Federal regulators Tuesday approved a deal under which a division of JP Morgan
will pay $410 million to settle allegations it manipulated U.S. power markets.
JP Morgan Ventures Energy Corp., will hand over a $285 million civil penalty plus $125 million in unjust profits the Houston firm raked in while trading electricity in California and the Midwest in 2010-2012, the Federal Energy Regulatory Commission said in a written statement.
The agency said Morgan did not admit any wrongdoing but agreed not to seek any further payments that had been contested by the California Independent System Operator, the quasi-government agency that oversees the wholesale electricity grid in the state.
FERC said Morgan traders were found to have engaged in strategies "to create artificial conditions" that gave the appearance of a tight market, which in turn warranted the ISO's approval to pay higher prices for power in order to avoid a shortage. That enabled Morgan to then deliver megawatt hours of electricity it owned at a higher price to California utilities.

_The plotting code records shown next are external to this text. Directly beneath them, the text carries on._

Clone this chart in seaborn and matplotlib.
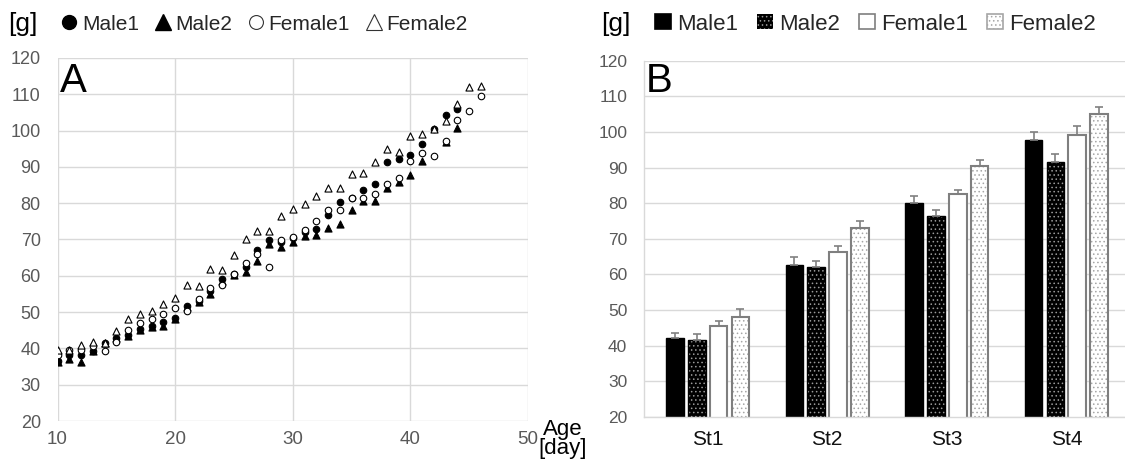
import numpy as np
import pandas as pd
import matplotlib
matplotlib.use("Agg")
import matplotlib.pyplot as plt
import seaborn as sns
from matplotlib.patches import Rectangle
from matplotlib.lines import Line2D

# ---------------- data ----------------
days = list(range(10, 47))
nan = float("nan")
male1 = [36.4, 38.3, 38.3, 39.3, 41.6, 43.0, 43.8, 45.3, 46.3, 47.4, 48.4, 51.8, 53.0, 55.7,
         59.0, 60.5, 62.3, 67.2, 69.8, 69.4, 70.4, 72.0, 72.8, 76.8, 80.3, 81.4, 83.5, 85.2,
         91.3, 92.1, 93.3, 96.2, 100.4, 104.4, 106.0, nan, nan]
male2 = [36.3, 37.2, 36.2, 39.2, 41.4, 42.8, 43.5, 45.0, 45.8, 46.3, 48.2, 51.5, 52.7, 55.1,
         58.5, 60.3, 61.0, 64.1, 68.8, 68.0, 69.2, 70.9, 71.2, 73.1, 74.3, 78.2, 80.6, 80.7,
         84.3, 85.9, 87.9, 91.6, nan, 96.8, 100.6, nan, nan]
female1 = [38.1, 39.5, 39.6, 40.7, 39.2, 41.9, 45.1, 47.1, 48.0, 49.6, 51.1, 50.4, 53.6, 56.7,
           57.6, 60.6, 63.4, 66.0, 62.5, 69.8, 70.8, 72.7, 75.2, 78.0, 78.0, 81.5, 81.5, 82.4,
           85.2, 87.0, 91.7, 93.9, 93.0, 97.1, 103.0, 105.5, 109.5]
female2 = [39.5, 39.6, 40.8, 41.8, 41.6, 44.9, 48.0, 49.4, 50.2, 52.1, 53.8, 57.5, 57.2, 61.8,
           61.5, 65.8, 70.0, 72.3, 72.3, 76.5, 78.5, 79.7, 81.9, 84.3, 84.3, 88.0, 88.4, 91.4,
           94.9, 94.2, 98.5, 99.2, 100.5, 102.7, 107.4, 111.9, 112.3]

series = ["Male1", "Male2", "Female1", "Female2"]
stages = ["St1", "St2", "St3", "St4"]
bar_m1 = [42.1, 62.8, 80.0, 97.8]
bar_m2 = [41.7, 62.0, 76.5, 91.7]
bar_f1 = [45.5, 66.2, 82.5, 99.2]
bar_f2 = [48.2, 73.0, 90.5, 105.0]
err_m1 = [1.4, 2.1, 1.9, 2.3]
err_m2 = [1.5, 1.7, 1.6, 2.1]
err_f1 = [1.5, 1.9, 1.2, 2.6]
err_f2 = [2.0, 2.0, 1.6, 2.1]

# ---------------- style ----------------
sns.set_theme(style="white")
plt.rcParams["font.family"] = ["Liberation Sans", "DejaVu Sans"]
plt.rcParams["hatch.linewidth"] = 0.6

GRID = "#d9d9d9"
TICK = "#595959"

fig = plt.figure(figsize=(11.25, 4.61), dpi=100)
axA = fig.add_axes([57.5 / 1125, 1 - 421 / 461, 470.5 / 1125, (421 - 58) / 461])
axB = fig.add_axes([644 / 1125, 1 - 417 / 461, 486 / 1125, (417 - 60.7) / 461])

# ---------------- panel A: scatter ----------------
sc_df = pd.DataFrame({"day": days, "Male1": male1, "Male2": male2,
                      "Female1": female1, "Female2": female2})
styles = {
    "Male1": dict(marker="o", color="black", s=22),
    "Male2": dict(marker="^", color="black", s=26),
    "Female1": dict(marker="o", color="white", s=22),
    "Female2": dict(marker="^", color="white", s=26),
}
for name in series:
    st = styles[name]
    sns.scatterplot(data=sc_df, x="day", y=name, ax=axA, marker=st["marker"],
                    color=st["color"], edgecolor="black", linewidth=0.8, s=st["s"],
                    label=name, zorder=3, legend=False)

axA.set_xlim(10, 50)
axA.set_ylim(20, 120)
axA.set_xticks(range(10, 51, 10))
axA.set_yticks(range(20, 121, 10))
axA.grid(True, color=GRID, lw=1)
axA.set_axisbelow(True)
for sp in axA.spines.values():
    sp.set_visible(False)
axA.tick_params(axis="both", length=0, labelcolor=TICK)
axA.tick_params(axis="x", labelsize=13.5, pad=7)
axA.tick_params(axis="y", labelsize=13, pad=12)
axA.set_xlabel("")
axA.set_ylabel("")

handlesA = [
    Line2D([], [], ls="", marker="o", markersize=10, markerfacecolor="black", markeredgecolor="black"),
    Line2D([], [], ls="", marker="^", markersize=11, markerfacecolor="black", markeredgecolor="black"),
    Line2D([], [], ls="", marker="o", markersize=10, markerfacecolor="white", markeredgecolor="#333333", markeredgewidth=0.8),
    Line2D([], [], ls="", marker="^", markersize=11, markerfacecolor="white", markeredgecolor="#333333", markeredgewidth=0.8),
]
fig.legend(handlesA, series, loc="center left", bbox_to_anchor=(60 / 1125, 1 - 24 / 461),
           ncol=4, frameon=False, fontsize=15, handlelength=0.9, handletextpad=0.15,
           columnspacing=0.7, borderpad=0, borderaxespad=0)
fig.text(8 / 1125, 1 - 24 / 461, "[g]", fontsize=19, va="center", ha="left", color="black")
fig.text(60 / 1125, 1 - 92 / 461, "A", fontsize=29, va="baseline", ha="left", color="black")
fig.text(563 / 1125, 1 - 459 / 461, "Age\n[day]", fontsize=16, va="bottom", ha="center",
         linespacing=0.85, color="black")

# ---------------- panel B: bars ----------------
bar_df = pd.DataFrame({
    "stage": stages * 4,
    "sex": [s for s in series for _ in stages],
    "value": bar_m1 + bar_m2 + bar_f1 + bar_f2,
})
errs = {"Male1": err_m1, "Male2": err_m2, "Female1": err_f1, "Female2": err_f2}
pal = {"Male1": "black", "Male2": "black", "Female1": "white", "Female2": "white"}
sns.barplot(data=bar_df, x="stage", y="value", hue="sex", hue_order=series, order=stages,
            palette=pal, saturation=1, width=0.73, gap=0.19, errorbar=None, legend=False,
            ax=axB, zorder=2)

bstyle = {
    "Male1": dict(hatch=None, hatchcol=None, edge="black", lw=1.0),
    "Male2": dict(hatch="....", hatchcol="#9a9a9a", edge="black", lw=1.0),
    "Female1": dict(hatch=None, hatchcol=None, edge="#7f7f7f", lw=1.5),
    "Female2": dict(hatch="....", hatchcol="#a6a6a6", edge="#7f7f7f", lw=1.5),
}
for name, cont in zip(series, axB.containers):
    st = bstyle[name]
    for p, e in zip(cont.patches, errs[name]):
        x0, w, h = p.get_x(), p.get_width(), p.get_height()
        if st["hatch"]:
            p.set_hatch(st["hatch"])
            p.set_edgecolor(st["hatchcol"])
            p.set_linewidth(0)
            axB.add_patch(Rectangle((x0, 0), w, h, fill=False, edgecolor=st["edge"],
                                    lw=st["lw"], zorder=2.5))
        else:
            p.set_edgecolor(st["edge"])
            p.set_linewidth(st["lw"])
        axB.errorbar(x0 + w / 2, h, yerr=[[0], [e]], fmt="none", ecolor="#808080",
                     elinewidth=1.2, capsize=3, capthick=1.2, zorder=3)

axB.set_ylim(20, 120)
axB.set_yticks(range(20, 121, 10))
axB.grid(True, axis="y", color=GRID, lw=1)
axB.grid(False, axis="x")
axB.set_axisbelow(True)
for k, sp in axB.spines.items():
    sp.set_visible(k in ("left", "bottom"))
    sp.set_color(GRID)
    sp.set_linewidth(1)
axB.tick_params(axis="both", length=0)
axB.tick_params(axis="y", labelsize=12.5, labelcolor=TICK, pad=12)
axB.tick_params(axis="x", labelsize=15, labelcolor="#111111", pad=9)
axB.set_xlabel("")
axB.set_ylabel("")

handlesB = []
for name in series:
    st = bstyle[name]
    if st["hatch"]:
        handlesB.append(Rectangle((0, 0), 1, 1, facecolor=pal[name], hatch=st["hatch"],
                                  edgecolor=st["hatchcol"], lw=0 if name == "Male2" else 1.2))
    else:
        handlesB.append(Rectangle((0, 0), 1, 1, facecolor=pal[name], edgecolor=st["edge"], lw=1.2))
fig.legend(handlesB, series, loc="center left", bbox_to_anchor=(655 / 1125, 1 - 24 / 461),
           ncol=4, frameon=False, fontsize=16, handlelength=0.7, handleheight=0.7,
           handletextpad=0.3, columnspacing=0.85, borderpad=0, borderaxespad=0)
fig.text(601 / 1125, 1 - 24 / 461, "[g]", fontsize=19, va="center", ha="left", color="black")
fig.text(646 / 1125, 1 - 92 / 461, "B", fontsize=29, va="baseline", ha="left", color="black")

fig.savefig("out.png", dpi=100, facecolor="white")
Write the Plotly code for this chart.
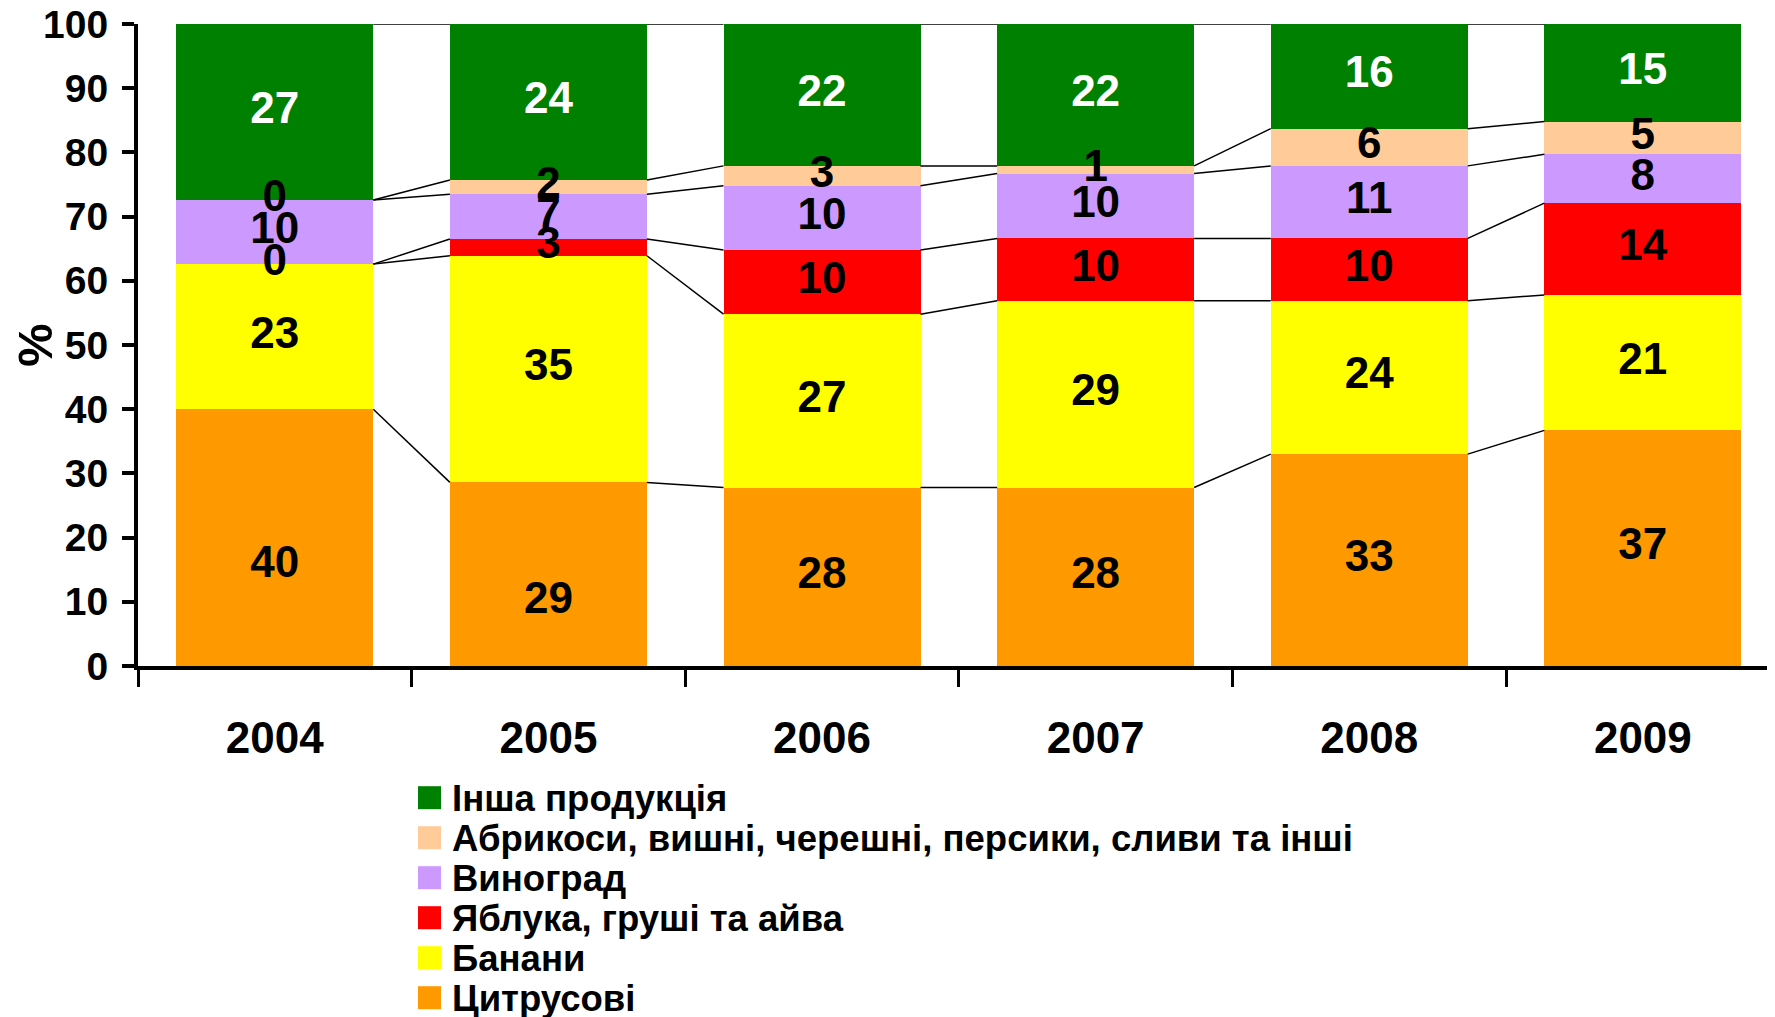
import plotly.graph_objects as go

# ---------------- data ----------------
years = ["2004", "2005", "2006", "2007", "2008", "2009"]
citrus = [40.0, 28.6, 27.8, 27.8, 33.0, 36.7]
bananas = [22.6, 35.3, 27.0, 29.1, 23.9, 21.1]
apples = [0.0, 2.6, 10.0, 9.7, 9.7, 14.3]
grapes = [10.0, 7.0, 10.0, 10.1, 11.3, 7.6]
stone_fruit = [0.0, 2.2, 3.1, 1.2, 5.8, 5.1]
other = [27.4, 24.3, 22.1, 22.1, 16.3, 15.2]

series_names = [
    "Цитрусові",
    "Банани",
    "Яблука, груші та айва",
    "Виноград",
    "Абрикоси, вишні, черешні, персики, сливи та інші",
    "Інша продукція",
]
series_values = [citrus, bananas, apples, grapes, stone_fruit, other]
series_colors = ["#FF9900", "#FFFF00", "#FF0000", "#CC99FF", "#FFCC99", "#008000"]
label_colors = ["black", "black", "black", "black", "black", "white"]
y_ticks = list(range(0, 101, 10))
y_title = "%"
# labels moved by hand in the original (series index, year index): shift in %
label_nudge = {(0, 0): -4.5, (0, 1): -4.4}

# ---------------- layout constants ----------------
PAGE_OFF = 8                      # default body margin of the html page
W, H = 1775 - PAGE_OFF, 1017 - PAGE_OFF
L, T, B, R = 138 - PAGE_OFF, 24 - PAGE_OFF, 351, 0
PH = H - T - B
PW = W - L - R
BAR_W = 0.72
X_RANGE = [-0.5, 5.483]
FONT = "Liberation Sans, Arial, sans-serif"

fig = go.Figure()

# stacked bars
for name, vals, col in zip(series_names, series_values, series_colors):
    fig.add_trace(go.Bar(
        x=years, y=vals, name=name, width=BAR_W,
        marker=dict(color=col, line=dict(width=0)),
        showlegend=False, hoverinfo="skip",
    ))

# cumulative tops / bottoms
n = len(years)
bottoms, tops = [], []
run = [0.0] * n
for vals in series_values:
    bottoms.append(run[:])
    run = [r + v for r, v in zip(run, vals)]
    tops.append(run[:])

# series lines (connect segment tops between neighbouring bars)
hw = BAR_W / 2
for k in range(len(series_values)):
    xs, ys = [], []
    for i in range(n - 1):
        xs += [i + hw, i + 1 - hw, None]
        ys += [tops[k][i], tops[k][i + 1], None]
    fig.add_trace(go.Scatter(
        x=xs, y=ys, xaxis="x2", yaxis="y", mode="lines",
        line=dict(color="black", width=1.5),
        showlegend=False, hoverinfo="skip",
    ))

# data labels
for k, vals in enumerate(series_values):
    ypos = [bottoms[k][i] + vals[i] / 2 + label_nudge.get((k, i), 0) for i in range(n)]
    fig.add_trace(go.Scatter(
        x=years, y=ypos, mode="text",
        text=[f"{v:.0f}" for v in vals],
        textposition="middle center",
        textfont=dict(family=FONT, size=44, color=label_colors[k], weight="bold"),
        showlegend=False, hoverinfo="skip",
    ))

# custom legend (top to bottom: reversed series order)
def px_to_paper_x(px):
    return (px - PAGE_OFF - L) / PW

def py_to_paper_y(py):
    return (H - B - (py - PAGE_OFF)) / PH

annotations = []
shapes = []
row0, row_gap = 797.7, 40.0
for j, k in enumerate(reversed(range(len(series_names)))):
    cy = row0 + j * row_gap
    shapes.append(dict(
        type="rect", xref="paper", yref="paper",
        x0=px_to_paper_x(418), x1=px_to_paper_x(441),
        y0=py_to_paper_y(cy + 11.5), y1=py_to_paper_y(cy - 11.5),
        fillcolor=series_colors[k], line=dict(width=0),
    ))
    annotations.append(dict(
        xref="paper", yref="paper", x=px_to_paper_x(450), y=py_to_paper_y(cy + 1),
        xanchor="left", yanchor="middle", showarrow=False,
        text=series_names[k],
        font=dict(family=FONT, size=36.5, color="black", weight="bold"),
    ))

# y axis title
annotations.append(dict(
    xref="paper", yref="paper", x=px_to_paper_x(35), y=py_to_paper_y(345),
    xanchor="center", yanchor="middle", showarrow=False, textangle=-90,
    text=y_title, font=dict(family=FONT, size=49, color="black", weight="bold"),
))

fig.update_layout(
    width=W, height=H,
    margin=dict(l=L, r=R, t=T, b=B, pad=0, autoexpand=False),
    paper_bgcolor="white", plot_bgcolor="white",
    barmode="stack", bargap=0.28,
    showlegend=False,
    font=dict(family=FONT, color="black"),
    xaxis=dict(
        type="category", categoryorder="array", categoryarray=years,
        range=X_RANGE, showgrid=False, zeroline=False, automargin=False,
        showline=True, linecolor="black", linewidth=4,
        ticks="outside", tickson="boundaries", ticklen=17, tickwidth=3, tickcolor="black",
        tickfont=dict(family=FONT, size=44, color="black", weight="bold"),
        ticklabelstandoff=30,
    ),
    xaxis2=dict(
        overlaying="x", anchor="y", range=X_RANGE, visible=False, showgrid=False,
        automargin=False,
    ),
    yaxis=dict(
        range=[0, 100], tickvals=y_ticks, showgrid=False, zeroline=False, automargin=False,
        showline=True, linecolor="black", linewidth=4,
        ticks="outside", ticklen=12, tickwidth=4, tickcolor="black",
        tickfont=dict(family=FONT, size=39, color="black", weight="bold"),
        ticklabelstandoff=6, ticklabeloverflow="allow",
    ),
    annotations=annotations,
    shapes=shapes,
)

fig.write_html("out.html")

A similar situation existed in the Midwest ISO territory with power delivered into Michigan, FERC said.
Nancy Saracino, counsel for the Cal-ISO, said in a written statement it had alerted FERC to its suspicions about Morgan's trading in 2011 and urged FERC to tighten up the market rules, which was done promptly.
"Our market safeguards are working," Saracino said. "FERC's office of enforcement acted swiftly when we reported the suspicious bidding behaviors, and this historic settlement demonstrates that FERC has delivered on its promise to protect the integrity of wholesale energy markets."